The subsequent defeat and break of of the Ottoman Empire then led (in its most simplistic form) onto the creation/independence of Syria, Iraq, Lebanon, Iran and the establishment of the borders of Turkey and Greece and from there to the present morass in the middle east.
We land at Ataturk Airport, in European Turkey, in the very early hours of the morning and we take a taxi to our AirBnb accommodation just a couple of minutes from Taksim Square. Our host, Dev, meets us at 6am and, as we invariably found with AirBnB, gave us a great welcome including a wealth of information including a recommendation to go to the Gay and Lesbian Pride March, that evening.
After a short sleep we take to the streets walking up the Bosphorus for about six kilometres towards the Black Sea, under the bridge which joins Europe and Asia, and onto the Bosphorus-side suburb of Bebek.
The walk provides a form of Turkish smorgasbord incorporating as it does, European coffee stops, traditional Turkish tea houses, advertising for Galatasaray Soccer Club (named for the area around the Galata Tower), markets, the Bosphorus, museums, ancient palaces and a myriad other miniature experiences of the richness of Turkey, with the biggest downside being that much of Bosphorus side walk is blocked by private or Government property and buildings.
A taxi back to the Hotel gets us back in time for the Pride March and we walk the 10 minutes up the hill to Taksim Square, just adjacent to Gezi Park where massive protests against a proposed shopping centre flared into riots in 2013 (https://en.wikipedia.org/wiki/Gezi_Park_protests).
As we arrive at the top of the hill the march is leaving the square and heading down the road. It gets about 50 metres past us and then, just as quickly hundreds of people start sprinting the other way as a phalanx of riot police come up the road, batons drawn. The brutality and deaths of 2013 are apparently very fresh (http://tinyurl.com/ow5n4zn).

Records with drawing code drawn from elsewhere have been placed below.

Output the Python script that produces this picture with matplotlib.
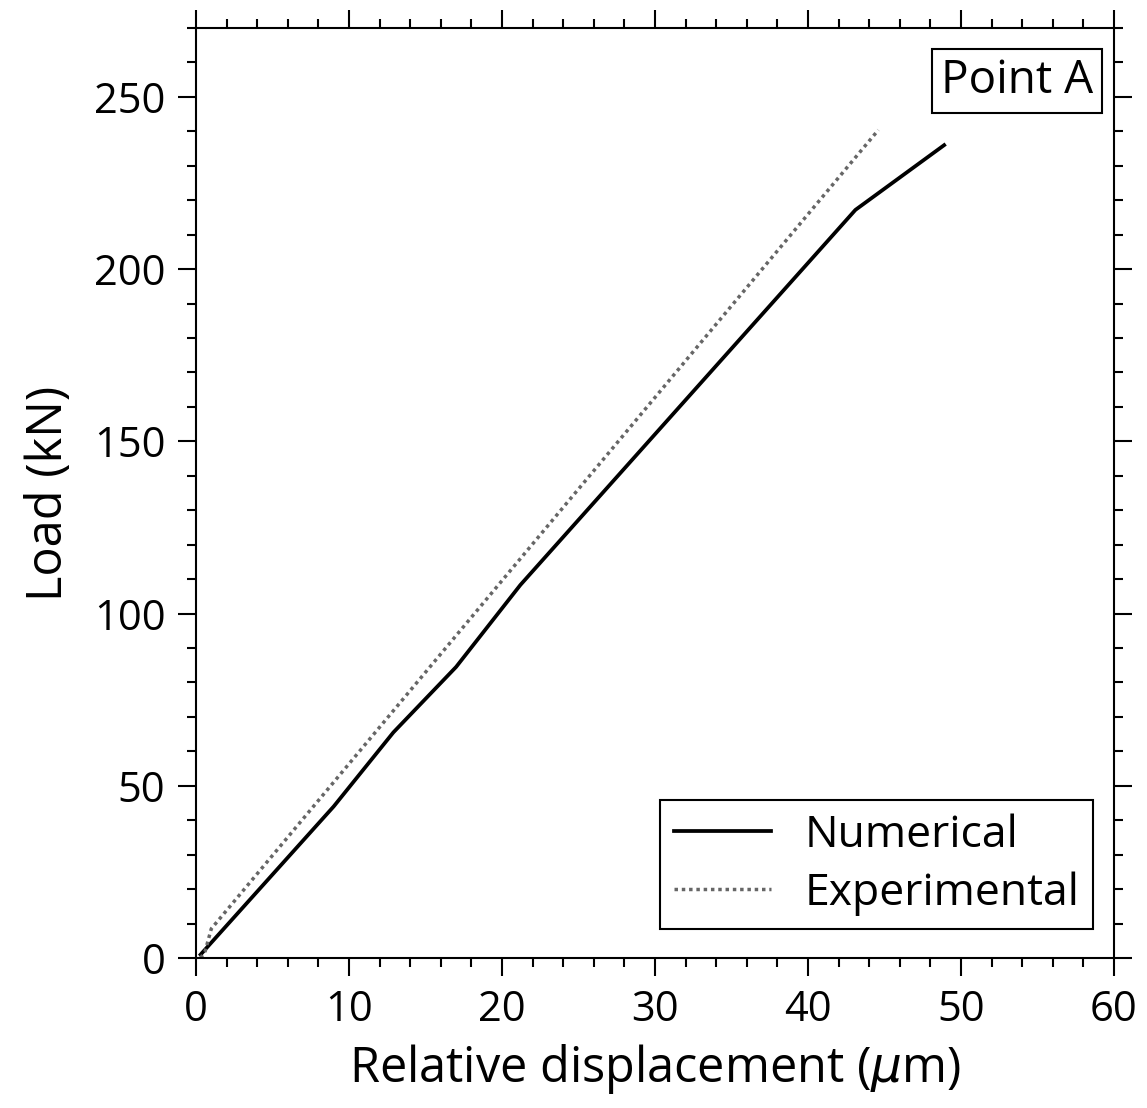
import matplotlib.pyplot as plt
import numpy as np
from matplotlib.ticker import MultipleLocator

# values
num_x = [0.3, 9.0, 12.9, 17.0, 21.2, 43.1, 48.9]
num_y = [1.0, 44.0, 65.5, 84.5, 108.3, 217.2, 236.0]
exp_x = [0.3, 0.6, 1.0, 44.6]
exp_y = [0.0, 2.0, 8.5, 240.4]

if __name__ == "__main__":
    plt.rcParams["font.family"] = ["Open Sans", "DejaVu Sans"]
    fig = plt.figure(figsize=(11.47, 11.08), dpi=100)
    ax = fig.add_axes([0.1709, 0.1354, 0.8003, 0.8393])

    ax.plot(num_x, num_y, color="black", lw=2.7, label="Numerical")
    ax.plot(exp_x, exp_y, color="#666666", lw=2.5, ls=(0, (1, 1.1)), label="Experimental")

    ax.set_xlim(0, 60)
    ax.set_ylim(0, 270)
    ax.xaxis.set_major_locator(MultipleLocator(10))
    ax.xaxis.set_minor_locator(MultipleLocator(2))
    ax.yaxis.set_major_locator(MultipleLocator(50))
    ax.yaxis.set_minor_locator(MultipleLocator(10))
    ax.tick_params(which="both", direction="out", top=True, right=True,
                   width=1.5, labelsize=30)
    ax.tick_params(which="major", length=13, pad=9)
    ax.tick_params(which="minor", length=6.5)
    for s in ax.spines.values():
        s.set_linewidth(1.5)

    ax.set_xlabel("Relative displacement ($\\mu$m)", fontsize=35, labelpad=8)
    ax.set_ylabel("Load (kN)", fontsize=35, labelpad=14)

    ax.text(0.977, 0.968, "Point A", transform=ax.transAxes, ha="right", va="top",
            fontsize=33,
            bbox=dict(boxstyle="square,pad=0.2", fc="white", ec="black", lw=1.5))

    leg = ax.legend(loc="lower right", bbox_to_anchor=(0.977, 0.031), fontsize=32,
                    fancybox=False, framealpha=1, edgecolor="black",
                    handlelength=2.2, handletextpad=0.75, borderpad=0.3,
                    labelspacing=0.3, borderaxespad=0)
    leg.get_frame().set_linewidth(1.5)

    fig.savefig("out.png", dpi=100)
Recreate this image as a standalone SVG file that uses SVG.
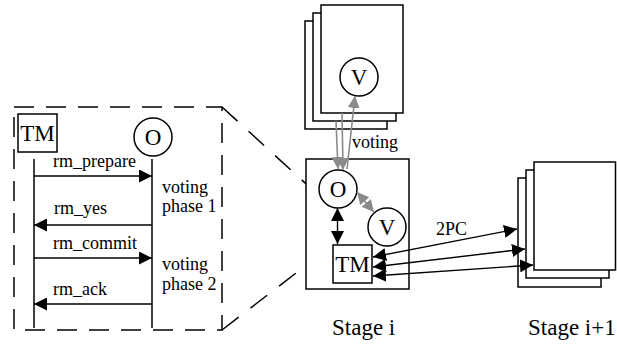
<svg xmlns="http://www.w3.org/2000/svg" width="617" height="344" viewBox="0 0 617 344">
<style>
  text { fill: #000; }
  .lbl { font-size: 18px; }
  .big { font-size: 23px; }
  .box { fill: #fff; stroke: #000; stroke-width: 1.5; }
  .dash { fill: none; stroke: #000; stroke-width: 1.5; stroke-dasharray: 20 12; }
  .ddash { fill: none; stroke: #000; stroke-width: 1.5; stroke-dasharray: 21 15; }
  .life { stroke: #000; stroke-width: 1.5; fill: none; }
  .blk { stroke: #000; stroke-width: 1.4; fill: none; marker-end: url(#ah); }
  .blk2 { stroke: #000; stroke-width: 1.4; fill: none; marker-start: url(#ah); marker-end: url(#ah); }
  .gry { stroke: #8a8a8a; stroke-width: 1.6; fill: none; marker-end: url(#gh); }
  .gry2 { stroke: #8a8a8a; stroke-width: 1.6; fill: none; marker-start: url(#gh); marker-end: url(#gh); }
</style>
<defs>
  <marker id="ah" markerUnits="userSpaceOnUse" markerWidth="14" markerHeight="13" refX="13" refY="6.5" orient="auto-start-reverse" viewBox="0 0 14 13">
    <path d="M0,0 L13,6.5 L0,13 z" fill="#000"/>
  </marker>
  <marker id="gh" markerUnits="userSpaceOnUse" markerWidth="13" markerHeight="12" refX="12" refY="6" orient="auto-start-reverse" viewBox="0 0 13 12">
    <path d="M0,0 L12,6 L0,12 z" fill="#8a8a8a"/>
  </marker>
</defs>

<g font-family="'Liberation Serif', 'Times New Roman', Times, 'DejaVu Serif', serif">

<!-- zoom frame (sequence detail) -->
<g id="zoom-frame">
  <rect class="dash" x="14" y="107" width="208" height="223"/>
  <line class="ddash" x1="222" y1="107" x2="316" y2="193"/>
  <line class="ddash" x1="222" y1="330" x2="335" y2="243"/>
</g>

<!-- sequence participants -->
<g id="seq-tm">
  <rect class="box" x="18" y="114" width="39" height="38"/>
  <text class="big" x="37.5" y="141" text-anchor="middle">TM</text>
  <line class="life" x1="34" y1="159" x2="34" y2="328"/>
</g>
<g id="seq-o">
  <circle class="box" cx="153" cy="137" r="19"/>
  <text class="big" x="153" y="145" text-anchor="middle">O</text>
  <line class="life" x1="152" y1="159" x2="152" y2="328"/>
</g>

<!-- sequence messages -->
<g id="seq-messages">
  <line class="blk" x1="34" y1="176" x2="152" y2="176"/>
  <text class="lbl" x="53" y="167">rm_prepare</text>
  <line class="blk" x1="152" y1="225" x2="34" y2="225"/>
  <text class="lbl" x="54" y="214">rm_yes</text>
  <line class="blk" x1="34" y1="258" x2="152" y2="258"/>
  <text class="lbl" x="53" y="249">rm_commit</text>
  <line class="blk" x1="152" y1="304" x2="34" y2="304"/>
  <text class="lbl" x="53" y="295">rm_ack</text>
  <text class="lbl" x="162" y="193">voting</text>
  <text class="lbl" x="162" y="212">phase 1</text>
  <text class="lbl" x="162" y="270">voting</text>
  <text class="lbl" x="162" y="290">phase 2</text>
</g>

<!-- upper voter pages -->
<g id="voter-pages">
  <rect class="box" x="305" y="21" width="82" height="108"/>
  <rect class="box" x="313" y="13" width="83" height="108"/>
  <rect class="box" x="321" y="5" width="82" height="108"/>
  <circle class="box" cx="359" cy="77" r="19"/>
  <text class="big" x="359" y="85" text-anchor="middle">V</text>
</g>

<!-- stage i -->
<g id="stage-i">
  <rect class="box" x="306" y="159" width="103" height="130"/>
  <text class="big" x="332" y="335">Stage i</text>
</g>
<g id="stage-i-o">
  <circle class="box" cx="338" cy="189" r="19"/>
  <text class="big" x="338" y="197" text-anchor="middle">O</text>
</g>
<g id="stage-i-v">
  <circle class="box" cx="387" cy="227" r="19"/>
  <text class="big" x="387" y="235" text-anchor="middle">V</text>
</g>
<g id="stage-i-tm">
  <rect class="box" x="333" y="245" width="39" height="38"/>
  <text class="big" x="352.5" y="272" text-anchor="middle">TM</text>
</g>

<!-- stage i+1 -->
<g id="stage-i1">
  <rect class="box" x="518" y="178" width="83" height="109"/>
  <rect class="box" x="526" y="170" width="83" height="108"/>
  <rect class="box" x="534" y="162" width="81.5" height="108"/>
  <text class="big" x="528" y="335">Stage i+1</text>
</g>

<!-- connectors -->
<g id="connectors">
  <line class="gry" x1="336" y1="121" x2="338" y2="169"/>
  <line class="gry" x1="342" y1="113" x2="343" y2="170"/>
  <line class="gry" x1="347" y1="169" x2="355" y2="96"/>
  <text class="lbl" x="352" y="148">voting</text>
  <line class="gry2" x1="357" y1="192" x2="374" y2="212"/>
  <line class="blk2" x1="337.5" y1="208" x2="337.5" y2="244"/>
  <line class="blk2" x1="373" y1="257" x2="517" y2="229"/>
  <line class="blk2" x1="373" y1="267" x2="525" y2="249"/>
  <line class="blk2" x1="373" y1="276" x2="533" y2="265"/>
  <text class="lbl" x="436" y="235">2PC</text>
</g>

</g>
</svg>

We move with the protesters back to the square that is blocked on every side by riot police. Just a month after the election in which the authoritarian Government of Erdogan lost its majority (but the Justice and Development Party remained the largest party), it is trying to assert itself by banning the rally and march and preventing it leaving the square. As an Islamic Government, it is also affronted by the fact that the rally is occurring during Ramadam – but as with most things in Turkey it’s not as simple as an Islamists vs. Secularists issue, with many of the protesters wearing headscarfs and other Islamic dress (later we were bemused at the beach to see women in bikinis and headscarfs).

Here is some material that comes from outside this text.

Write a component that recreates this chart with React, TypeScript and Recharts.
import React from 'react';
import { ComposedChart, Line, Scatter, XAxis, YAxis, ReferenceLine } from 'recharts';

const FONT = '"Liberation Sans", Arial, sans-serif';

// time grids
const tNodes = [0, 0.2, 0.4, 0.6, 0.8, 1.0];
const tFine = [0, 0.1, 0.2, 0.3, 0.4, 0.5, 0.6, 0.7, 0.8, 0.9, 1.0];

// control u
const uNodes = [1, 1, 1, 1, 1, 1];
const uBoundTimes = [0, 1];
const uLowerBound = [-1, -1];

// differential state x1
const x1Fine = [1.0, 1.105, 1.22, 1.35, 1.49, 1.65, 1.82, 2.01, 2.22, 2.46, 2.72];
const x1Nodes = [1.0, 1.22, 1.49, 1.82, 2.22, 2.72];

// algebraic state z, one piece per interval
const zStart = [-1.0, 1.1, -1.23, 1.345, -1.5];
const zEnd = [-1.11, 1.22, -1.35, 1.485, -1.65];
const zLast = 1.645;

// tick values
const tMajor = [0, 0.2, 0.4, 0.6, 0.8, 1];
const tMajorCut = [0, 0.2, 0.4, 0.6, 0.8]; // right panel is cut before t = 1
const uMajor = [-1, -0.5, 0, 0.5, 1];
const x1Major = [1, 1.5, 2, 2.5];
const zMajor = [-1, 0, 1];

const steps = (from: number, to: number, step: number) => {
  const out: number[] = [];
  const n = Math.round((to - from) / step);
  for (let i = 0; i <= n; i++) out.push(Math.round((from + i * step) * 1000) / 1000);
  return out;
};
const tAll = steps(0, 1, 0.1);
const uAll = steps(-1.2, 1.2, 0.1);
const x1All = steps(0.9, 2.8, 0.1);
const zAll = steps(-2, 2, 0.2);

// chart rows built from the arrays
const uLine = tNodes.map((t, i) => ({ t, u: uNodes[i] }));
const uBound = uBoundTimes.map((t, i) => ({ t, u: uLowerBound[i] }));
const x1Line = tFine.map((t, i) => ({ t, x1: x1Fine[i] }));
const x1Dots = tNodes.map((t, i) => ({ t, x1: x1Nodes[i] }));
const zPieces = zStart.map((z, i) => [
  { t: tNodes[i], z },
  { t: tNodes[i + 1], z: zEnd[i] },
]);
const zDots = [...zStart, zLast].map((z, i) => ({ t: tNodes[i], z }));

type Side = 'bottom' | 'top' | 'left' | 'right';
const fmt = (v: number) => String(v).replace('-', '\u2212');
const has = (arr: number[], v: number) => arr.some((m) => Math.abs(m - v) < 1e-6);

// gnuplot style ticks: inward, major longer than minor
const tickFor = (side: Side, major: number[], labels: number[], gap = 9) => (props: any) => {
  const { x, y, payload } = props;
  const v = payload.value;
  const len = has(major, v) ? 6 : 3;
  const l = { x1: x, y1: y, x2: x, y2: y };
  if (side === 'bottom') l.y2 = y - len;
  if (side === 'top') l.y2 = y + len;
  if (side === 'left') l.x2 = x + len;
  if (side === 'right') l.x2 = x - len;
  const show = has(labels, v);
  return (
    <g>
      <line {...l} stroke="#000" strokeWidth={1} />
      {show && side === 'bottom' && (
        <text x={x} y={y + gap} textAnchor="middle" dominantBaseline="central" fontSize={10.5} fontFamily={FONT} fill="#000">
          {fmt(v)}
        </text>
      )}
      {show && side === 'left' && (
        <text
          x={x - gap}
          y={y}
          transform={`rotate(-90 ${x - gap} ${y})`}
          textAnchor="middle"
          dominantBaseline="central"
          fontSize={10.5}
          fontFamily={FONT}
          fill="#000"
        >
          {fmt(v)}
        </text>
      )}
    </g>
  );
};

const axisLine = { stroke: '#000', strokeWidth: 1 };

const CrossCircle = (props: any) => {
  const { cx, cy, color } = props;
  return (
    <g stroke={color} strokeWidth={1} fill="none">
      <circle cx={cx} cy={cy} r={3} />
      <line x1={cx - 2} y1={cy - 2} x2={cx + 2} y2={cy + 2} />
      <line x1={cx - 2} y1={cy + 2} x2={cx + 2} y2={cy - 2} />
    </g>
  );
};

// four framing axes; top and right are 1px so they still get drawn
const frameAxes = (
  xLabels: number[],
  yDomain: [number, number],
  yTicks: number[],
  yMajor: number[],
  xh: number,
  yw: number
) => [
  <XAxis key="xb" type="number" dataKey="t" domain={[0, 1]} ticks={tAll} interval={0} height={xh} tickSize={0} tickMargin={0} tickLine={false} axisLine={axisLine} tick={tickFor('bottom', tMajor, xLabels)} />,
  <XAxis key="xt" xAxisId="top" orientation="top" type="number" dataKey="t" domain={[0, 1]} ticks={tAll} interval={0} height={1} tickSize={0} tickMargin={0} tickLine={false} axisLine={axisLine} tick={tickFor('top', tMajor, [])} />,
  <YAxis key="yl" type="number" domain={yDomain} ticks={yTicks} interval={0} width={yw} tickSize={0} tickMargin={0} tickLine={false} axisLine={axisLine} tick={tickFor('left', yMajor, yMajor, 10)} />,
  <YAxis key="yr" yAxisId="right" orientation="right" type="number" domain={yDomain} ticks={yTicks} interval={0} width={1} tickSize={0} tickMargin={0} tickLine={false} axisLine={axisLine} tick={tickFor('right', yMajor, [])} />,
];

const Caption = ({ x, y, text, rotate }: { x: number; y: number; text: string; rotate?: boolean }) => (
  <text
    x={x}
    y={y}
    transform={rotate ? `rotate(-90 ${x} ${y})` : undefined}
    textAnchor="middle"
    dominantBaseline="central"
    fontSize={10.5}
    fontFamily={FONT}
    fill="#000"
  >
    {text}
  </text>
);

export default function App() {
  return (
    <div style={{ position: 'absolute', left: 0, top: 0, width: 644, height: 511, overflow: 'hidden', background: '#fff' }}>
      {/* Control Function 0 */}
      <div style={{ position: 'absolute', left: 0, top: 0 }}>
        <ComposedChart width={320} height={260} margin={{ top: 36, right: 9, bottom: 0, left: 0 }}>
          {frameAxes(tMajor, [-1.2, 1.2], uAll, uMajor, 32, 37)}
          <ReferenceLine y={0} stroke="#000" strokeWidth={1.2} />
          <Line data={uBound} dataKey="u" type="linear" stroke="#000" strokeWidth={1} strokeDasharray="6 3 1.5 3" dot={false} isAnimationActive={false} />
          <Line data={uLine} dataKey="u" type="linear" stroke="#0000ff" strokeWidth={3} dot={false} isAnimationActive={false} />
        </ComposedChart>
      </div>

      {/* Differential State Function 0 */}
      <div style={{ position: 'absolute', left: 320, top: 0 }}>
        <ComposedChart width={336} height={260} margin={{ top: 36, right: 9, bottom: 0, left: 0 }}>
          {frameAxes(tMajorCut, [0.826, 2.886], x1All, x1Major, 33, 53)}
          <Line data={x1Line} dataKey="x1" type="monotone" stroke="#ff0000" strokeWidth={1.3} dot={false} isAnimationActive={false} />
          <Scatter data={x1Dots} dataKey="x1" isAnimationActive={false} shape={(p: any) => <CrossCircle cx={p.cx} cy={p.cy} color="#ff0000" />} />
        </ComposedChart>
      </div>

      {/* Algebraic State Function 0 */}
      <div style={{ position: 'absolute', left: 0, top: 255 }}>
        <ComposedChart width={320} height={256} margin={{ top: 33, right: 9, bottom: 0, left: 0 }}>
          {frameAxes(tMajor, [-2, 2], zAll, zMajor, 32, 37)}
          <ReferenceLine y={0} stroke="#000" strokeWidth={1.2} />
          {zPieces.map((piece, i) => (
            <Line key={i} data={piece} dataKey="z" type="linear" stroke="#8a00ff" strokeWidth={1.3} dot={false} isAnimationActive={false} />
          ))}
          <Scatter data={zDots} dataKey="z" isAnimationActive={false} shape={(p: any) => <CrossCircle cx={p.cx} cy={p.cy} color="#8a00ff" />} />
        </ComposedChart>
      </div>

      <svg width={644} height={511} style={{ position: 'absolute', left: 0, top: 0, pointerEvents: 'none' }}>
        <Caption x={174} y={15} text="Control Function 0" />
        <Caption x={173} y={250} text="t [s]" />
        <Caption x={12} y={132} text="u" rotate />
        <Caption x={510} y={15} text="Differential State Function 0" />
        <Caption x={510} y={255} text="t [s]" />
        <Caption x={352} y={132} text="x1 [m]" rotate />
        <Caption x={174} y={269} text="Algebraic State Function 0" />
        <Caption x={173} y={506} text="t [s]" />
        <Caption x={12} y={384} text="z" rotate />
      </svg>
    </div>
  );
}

Refusing to be moved on, we are all soon confronted by water cannon. Kaylee, in her wisdom, deciding the water pressure in the flat is insufficient for a good shower, goes to investigate the efficacy of water cannon, before a friendly nearby Turkish woman advises us the perhaps it would be wiser to move in the opposite direction.
At this point the tear gas starts and people start scattering and then re-grouping nearby. The rally is, apparently, also a spectator sport and thousands have gathered higher up the hill to view the action and the crowd surges back and forth, eventually breaking through the police lines on the far side of the square, a victory of sorts and it issues down the streets by Gezi Park. Now the rally begins to disperse and move into the nearby bars as dinner approaches. We take ourselves off for a couple of gin and tonics and then on to dinner. An eclectic first day in Turkey moves to a close.